Niu Nana received a proposal about a course to make popular videos. It included three video materials with AI-generated voiceovers that discussed life philosophies and assured that at least one of the videos would receive over ten thousand views if she followed the instructor’s guidance. As expected, Niu Nana finally experienced the thrill of one video surpassing ten thousand views. According to the “instructor,” what followed was a “golden era of traffic” that had to be taken advantage of.
Encouraged, Niu Nana didn’t hesitate to spend 1800 yuan on the course, only to be disappointed that the content was merely a compilation of free official tutorial videos that had been recorded. When she tried to publish videos following the course guidance, they were marked as “non-original” and couldn’t be published. It turned out one material had been sold to many people and already published by others. Niu Nana later discovered that the “instructor’s” account was suspicious and lost contact. Looking back at the once hopeful trending video, despite its thousands of views, it lacked any comments and was in fact manufactured hype made by the fraudsters buying traffic.

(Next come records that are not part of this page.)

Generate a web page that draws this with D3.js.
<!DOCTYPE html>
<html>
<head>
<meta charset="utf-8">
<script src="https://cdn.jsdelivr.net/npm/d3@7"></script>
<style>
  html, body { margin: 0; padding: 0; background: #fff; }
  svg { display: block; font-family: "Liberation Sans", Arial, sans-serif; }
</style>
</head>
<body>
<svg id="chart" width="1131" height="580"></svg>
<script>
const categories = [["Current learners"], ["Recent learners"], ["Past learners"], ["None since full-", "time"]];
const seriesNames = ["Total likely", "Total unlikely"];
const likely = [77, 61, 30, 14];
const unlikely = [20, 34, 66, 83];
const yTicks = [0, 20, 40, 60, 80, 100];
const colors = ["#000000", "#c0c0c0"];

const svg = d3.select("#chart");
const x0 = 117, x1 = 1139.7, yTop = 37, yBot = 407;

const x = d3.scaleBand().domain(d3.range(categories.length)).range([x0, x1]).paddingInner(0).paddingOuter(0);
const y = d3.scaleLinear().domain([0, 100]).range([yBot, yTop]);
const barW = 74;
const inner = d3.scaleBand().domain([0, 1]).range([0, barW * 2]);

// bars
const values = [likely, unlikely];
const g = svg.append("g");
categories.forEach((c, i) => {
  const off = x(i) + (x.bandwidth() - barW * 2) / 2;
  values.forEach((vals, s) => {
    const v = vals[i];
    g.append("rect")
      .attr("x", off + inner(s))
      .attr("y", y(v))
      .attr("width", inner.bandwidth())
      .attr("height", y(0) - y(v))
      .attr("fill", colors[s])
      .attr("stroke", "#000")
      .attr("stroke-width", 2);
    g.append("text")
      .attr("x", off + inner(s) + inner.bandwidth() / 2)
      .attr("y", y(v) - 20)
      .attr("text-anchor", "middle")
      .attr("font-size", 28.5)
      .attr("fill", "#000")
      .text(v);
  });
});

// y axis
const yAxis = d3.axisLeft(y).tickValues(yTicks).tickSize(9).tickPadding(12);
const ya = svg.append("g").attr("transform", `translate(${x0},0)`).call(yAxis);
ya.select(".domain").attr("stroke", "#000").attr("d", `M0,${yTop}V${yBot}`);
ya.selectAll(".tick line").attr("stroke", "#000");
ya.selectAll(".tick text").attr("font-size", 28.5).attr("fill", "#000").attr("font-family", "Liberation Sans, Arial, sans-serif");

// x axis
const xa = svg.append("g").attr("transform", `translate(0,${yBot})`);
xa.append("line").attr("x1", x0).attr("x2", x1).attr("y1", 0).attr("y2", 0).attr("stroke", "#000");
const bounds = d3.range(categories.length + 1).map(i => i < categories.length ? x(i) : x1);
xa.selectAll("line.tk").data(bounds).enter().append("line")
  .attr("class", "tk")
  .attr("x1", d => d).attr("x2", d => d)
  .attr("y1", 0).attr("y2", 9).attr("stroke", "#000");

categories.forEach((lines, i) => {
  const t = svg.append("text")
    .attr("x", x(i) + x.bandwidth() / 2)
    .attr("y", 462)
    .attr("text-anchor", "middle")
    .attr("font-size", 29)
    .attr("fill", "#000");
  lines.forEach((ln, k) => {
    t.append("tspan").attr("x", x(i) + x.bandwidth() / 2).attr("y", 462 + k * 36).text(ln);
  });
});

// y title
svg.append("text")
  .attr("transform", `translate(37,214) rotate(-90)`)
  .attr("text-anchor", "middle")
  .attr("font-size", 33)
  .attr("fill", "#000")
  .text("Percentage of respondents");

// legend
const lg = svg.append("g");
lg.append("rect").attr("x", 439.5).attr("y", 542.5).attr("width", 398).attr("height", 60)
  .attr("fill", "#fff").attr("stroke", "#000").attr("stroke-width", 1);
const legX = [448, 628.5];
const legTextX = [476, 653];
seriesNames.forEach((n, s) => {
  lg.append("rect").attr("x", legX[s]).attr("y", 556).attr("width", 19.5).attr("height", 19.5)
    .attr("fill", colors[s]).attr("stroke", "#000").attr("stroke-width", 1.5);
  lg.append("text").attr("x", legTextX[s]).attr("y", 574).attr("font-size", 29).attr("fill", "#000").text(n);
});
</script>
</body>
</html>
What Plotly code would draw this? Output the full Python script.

On the internet, Niu Nana also encountered many live streaming courses, which taught how to run e-commerce live streams and how to showcase personal style—like deliberately wearing ratty clothes and jumping around or running down country lanes with chickens and ducks in hand. A male presenter stressed the need for mutual support during live streams: “You will first support me, and I will support you later. If you aren’t willing to give, how can you expect to receive?” Niu Nana started her live stream to discover that the support came from fellow moms seeking mutual following and liking, and their support amounted to: “My money ends up in your pocket, and your money back in mine.” The real profiteers were the leading broadcasters who made money off of the hope and willingness of these mothers to “pay first.”
Niuna Na shared her experiences of being deceived on a social platform, but there are always mothers responding under her post with “please take me along.” These mothers did not truly understand the content of her post and mistakenly thought that it offered new part-time job opportunities.